The amendment refers to another inconsistency. We encountered in debates on earlier clauses the dramatic scale of the powers, freedoms and flexibilities that Ministers seek to take under the legislative authority. We briefly discussed the potential implications of that wide discretion. Clause 2(1)(a) gives the Secretary of State the power to confer on the applicant exemption from any requirement imposed by education legislation. The Minister was good enough to confirm that that extended to the ability to give exemptions from those sections of the Education Act 1996 that constrain matters for which charges may be levied legitimately. The 1996 Act sets that out in considerable detail: for example, whether a school trip takes place in school hours, partly outside, wholly outside, whether it is relevant to the curriculum and so on. It is concerned with the relevance to the curriculum of a particular music lesson, for example.
The Minister said that he had no intention of giving maintained schools the power to innovate, or introduce charges. Many maintained schools are seeking to levy a voluntary charge from parents. Under the powers to innovate, they may seek to suspend the prohibition that prevents them from making those charges compulsory. Clause 2(1)(a) might allow a maintained school to introduce charging for places at the school. It is the starkest possible illustration of the wide scope that Ministers are taking.
A completely different approach is taken in clause 62. The Minister said that it was absurd to amend clause 2 to prevent charges from being introduced in maintained schools. He said that his Government would not do it, and he invited me to say that the Opposition have no intention of introducing charges in maintained schools, which I happily did. He thought it was absurd to incorporate a prohibition of charging for maintained schools, but the Bill does precisely that for independent schools funded by the state. No charge is to be made for admission to, or attendance at, the school. The prohibition, which apparently does not need to be applied to maintained schools, is clear.
I have tabled the amendment to challenge the Minister to revisit his earlier reluctance to include a
Column Number: 418prohibition in clause 2. I have also tabled it to raise the question of voluntary and compulsory charges by maintained or independent state schools. I have previously tabled a written question seeking detail from Ministers about those schools that do want to levy a voluntary charge on parents, the sums of money that are sought and how much is raised by the schools. It is one of many important aspects of the daily experience of parents in the schooling of their children in maintained schools for which Ministers do not have an answer.

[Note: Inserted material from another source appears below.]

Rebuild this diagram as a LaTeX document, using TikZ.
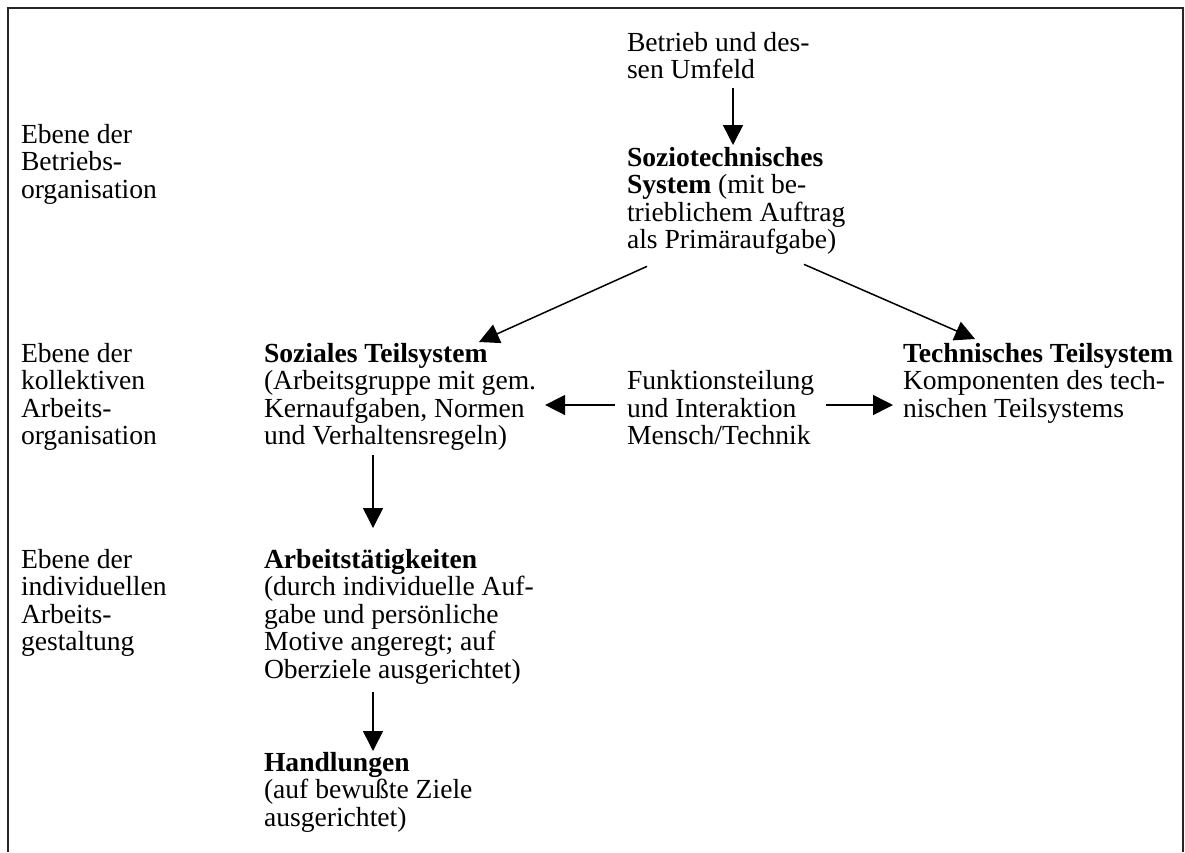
\documentclass[tikz,border=0pt]{standalone}
\usepackage{fontspec}
\setmainfont{Liberation Serif}
\usetikzlibrary{arrows.meta,calc}
\newcommand\blocksize{\fontsize{27.6}{27.5}\selectfont}
\newcommand\stackl[1]{\begin{tabular}[t]{@{}l@{}}#1\end{tabular}}
\begin{document}
\begin{tikzpicture}[x=1pt,y=-1pt,
  blk/.style={anchor=base west,inner sep=0pt,outer sep=0pt,font=\blocksize},
  arr/.style={line width=1.5pt,-{Triangle[length=20pt,width=20pt]}},
  frameline/.style={line width=1.6pt,draw=black!85}]
\useasboundingbox (0,0) rectangle (1185,852);
% open frame: top edge and both sides
\draw[frameline] (8,852) -- (8,8) -- (1183,8) -- (1183,852);

% level labels
\node[blk] (lev1) at (21,143) {\stackl{Ebene der\\Betriebs-\\organisation}};
\node[blk] (lev2) at (21,362) {\stackl{Ebene der\\kollektiven\\Arbeits-\\organisation}};
\node[blk] (lev3) at (21,568) {\stackl{Ebene der\\individuellen\\Arbeits-\\gestaltung}};

% system blocks
\node[blk] (bet) at (627,51) {\stackl{Betrieb und des-\\sen Umfeld}};
\node[blk] (sozio) at (627,166) {\stackl{\textbf{Soziotechnisches}\\\textbf{System} (mit be-\\trieblichem Auftrag\\als Primäraufgabe)}};
\node[blk] (soz) at (264,362) {\stackl{\textbf{Soziales Teilsystem}\\(Arbeitsgruppe mit gem.\\Kernaufgaben, Normen\\und Verhaltensregeln)}};
\node[blk] (funk) at (627,389.5) {\stackl{Funktionsteilung\\und Interaktion\\Mensch/Technik}};
\node[blk] (tech) at (903,362) {\stackl{\textbf{Technisches Teilsystem}\\Komponenten des tech-\\nischen Teilsystems}};
\node[blk] (arb) at (264,568) {\stackl{\textbf{Arbeitstätigkeiten}\\(durch individuelle Auf-\\gabe und persönliche\\Motive angeregt; auf\\Oberziele ausgerichtet)}};
\node[blk] (hand) at (264,771) {\stackl{\textbf{Handlungen}\\(auf bewußte Ziele\\ausgerichtet)}};

% connectors
\draw[arr] ($(bet.south west)+(106,1.25)$) -- ($(sozio.north west)+(106,-1.75)$);
\draw[arr] ($(sozio.south west)+(20,9.25)$) -- ($(soz.north west)+(215,-0.75)$);
\draw[arr] ($(sozio.south west)+(177,7.25)$) -- ($(tech.north west)+(72,-3.75)$);
\coordinate (fl) at ($(funk.west)+(-12,-6.5)$);
\coordinate (fr) at ($(funk.east)+(12,-6.5)$);
\draw[arr] (fl) -- ($(soz.east |- fl)+(9,0)$);
\draw[arr] (fr) -- ($(tech.west |- fr)+(-10,0)$);
\draw[arr] ($(soz.south west)+(109,2.25)$) -- ($(arb.north west)+(109,-20.75)$);
\draw[arr] ($(arb.south west)+(109,5.75)$) -- ($(hand.north west)+(109,-0.75)$);
\end{tikzpicture}
\end{document}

They say that the information is not collected centrally, and the Government do not apparently even need to be aware of where levies are charged. It is something in which Ministers should take an interest, because it is of increasing concern for parents in many parts of the country.

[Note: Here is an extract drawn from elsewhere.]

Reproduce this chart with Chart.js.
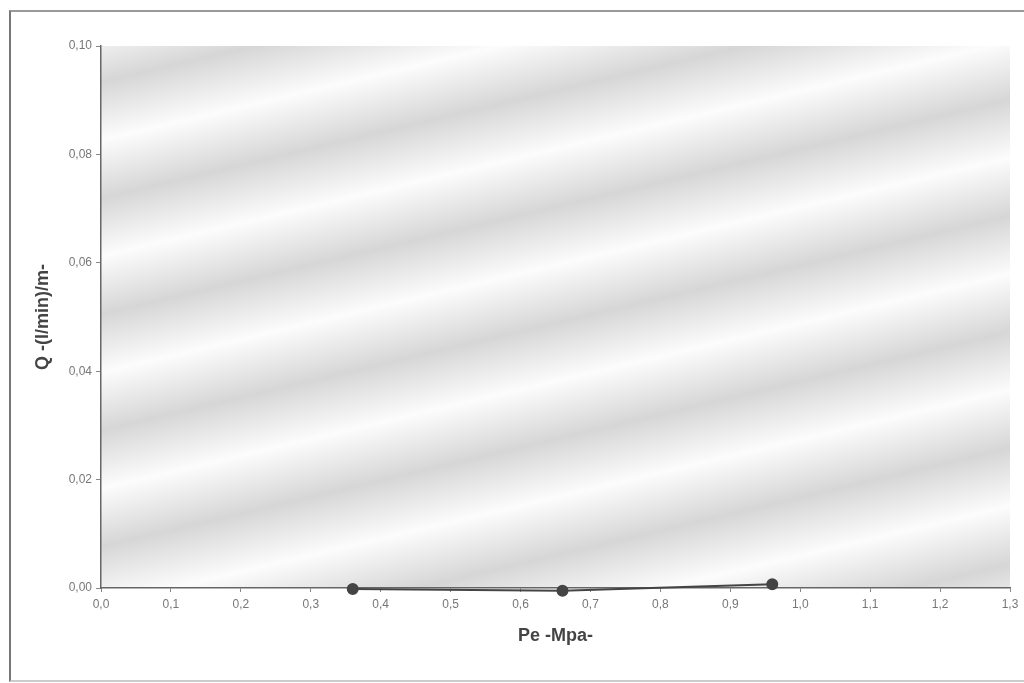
<!DOCTYPE html>
<html>
<head>
<meta charset="utf-8">
<script src="https://cdn.jsdelivr.net/npm/chart.js@4.4.0/dist/chart.umd.min.js"></script>
<style>
  html, body { margin: 0; padding: 0; background: #fff; }
  #wrap { position: relative; width: 1024px; height: 683px; }
  #frame { position: absolute; left: 9px; top: 10px; width: 1030px; height: 668px;
           border-left: 2px solid #777; border-top: 2px solid #999; border-bottom: 2px solid #ccc; }
  canvas { position: absolute; left: 0; top: 0; }
</style>
</head>
<body>
<div id="wrap">
  <div id="frame"></div>
  <canvas id="chart" width="1024" height="683"></canvas>
</div>
<script>
// Q en fonction de Pe
const peValues = [0.36, 0.66, 0.96];
const qValues = [-0.0002, -0.0005, 0.0007];
const xTicks = [0, 0.1, 0.2, 0.3, 0.4, 0.5, 0.6, 0.7, 0.8, 0.9, 1.0, 1.1, 1.2, 1.3];
const yTicks = [0, 0.02, 0.04, 0.06, 0.08, 0.10];

const points = peValues.map((x, i) => ({ x: x, y: qValues[i] }));

// fond gris avec bandes claires (aspect scan)
const plotBackground = {
  id: 'plotBackground',
  beforeDraw(chart) {
    const { ctx, chartArea: a } = chart;
    ctx.save();
    const g = ctx.createLinearGradient(a.left, a.top - 80, a.left + 260, a.top + 1020);
    for (let i = 0; i <= 10; i++) {
      g.addColorStop(i / 10, '#d6d6d6');
      if (i < 10) g.addColorStop(i / 10 + 0.05, '#fcfcfc');
    }
    ctx.fillStyle = g;
    ctx.fillRect(a.left, a.top, a.right - a.left, a.bottom - a.top);
    ctx.restore();
  }
};

const ctx = document.getElementById('chart').getContext('2d');
const chart = new Chart(ctx, {
  type: 'scatter',
  data: {
    datasets: [{
      data: points,
      showLine: true,
      borderColor: '#444',
      borderWidth: 2,
      backgroundColor: '#444',
      pointRadius: 5,
      pointHoverRadius: 5,
      clip: false
    }]
  },
  plugins: [plotBackground],
  options: {
    responsive: false,
    animation: false,
    layout: { padding: { left: 28, right: 14, top: 46, bottom: 32 } },
    plugins: { legend: { display: false }, tooltip: { enabled: false } },
    scales: {
      x: {
        type: 'linear',
        min: 0,
        max: 1.3,
        afterBuildTicks: function(axis) { axis.ticks = xTicks.map(v => ({ value: v })); },
        afterFit: function(axis) { axis.height = 63; },
        grid: { drawOnChartArea: false, drawTicks: true, tickLength: 4, color: '#888' },
        border: { color: '#666', width: 1.5 },
        ticks: {
          color: '#777',
          font: { family: 'Liberation Sans', size: 12 },
          padding: 5,
          maxRotation: 0,
          callback: v => v.toFixed(1).replace('.', ',')
        },
        title: {
          display: true,
          text: 'Pe -Mpa-',
          color: '#444',
          font: { family: 'Liberation Sans', size: 18, weight: 'bold' },
          padding: { top: 6 }
        }
      },
      y: {
        type: 'linear',
        min: 0,
        max: 0.1,
        afterBuildTicks: function(axis) { axis.ticks = yTicks.map(v => ({ value: v })); },
        afterFit: function(axis) { axis.width = 73; },
        grid: { drawOnChartArea: false, drawTicks: true, tickLength: 5, color: '#888' },
        border: { color: '#666', width: 1.5 },
        ticks: {
          color: '#777',
          font: { family: 'Liberation Sans', size: 12 },
          padding: 4,
          callback: v => v.toFixed(2).replace('.', ',')
        },
        title: {
          display: true,
          text: 'Q -(l/min)/m-',
          color: '#444',
          font: { family: 'Liberation Sans', size: 18, weight: 'bold' },
          padding: { bottom: 2 }
        }
      }
    }
  }
});
</script>
</body>
</html>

When responding to amendment No. 466, I invite the Minister to address those concerns and explain the extent to which he expects new section 482(4)(a) to apply. He should flesh out the extent of exceptions that he has in mind, which might be specified in the agreement about education provided at the school. Does he expect that any exception should be in the relevant sections of the 1996 Act, which he is prepared to see potentially disapplied by clause 2? Is he merely acting in the short term and saying that this is how the exceptions will be defined, or does he have in mind a different definition of the exceptions to the charging regime? Is he considering a harsher regime than that implied by the clause—no charges under any circumstances—or an exception that would permit the levying of a voluntary or means-tested charge? Where does the Minister see this part of the Bill taking the academies, and why is there a contrast between their treatment and that of other maintained schools, particularly those with powers to innovate?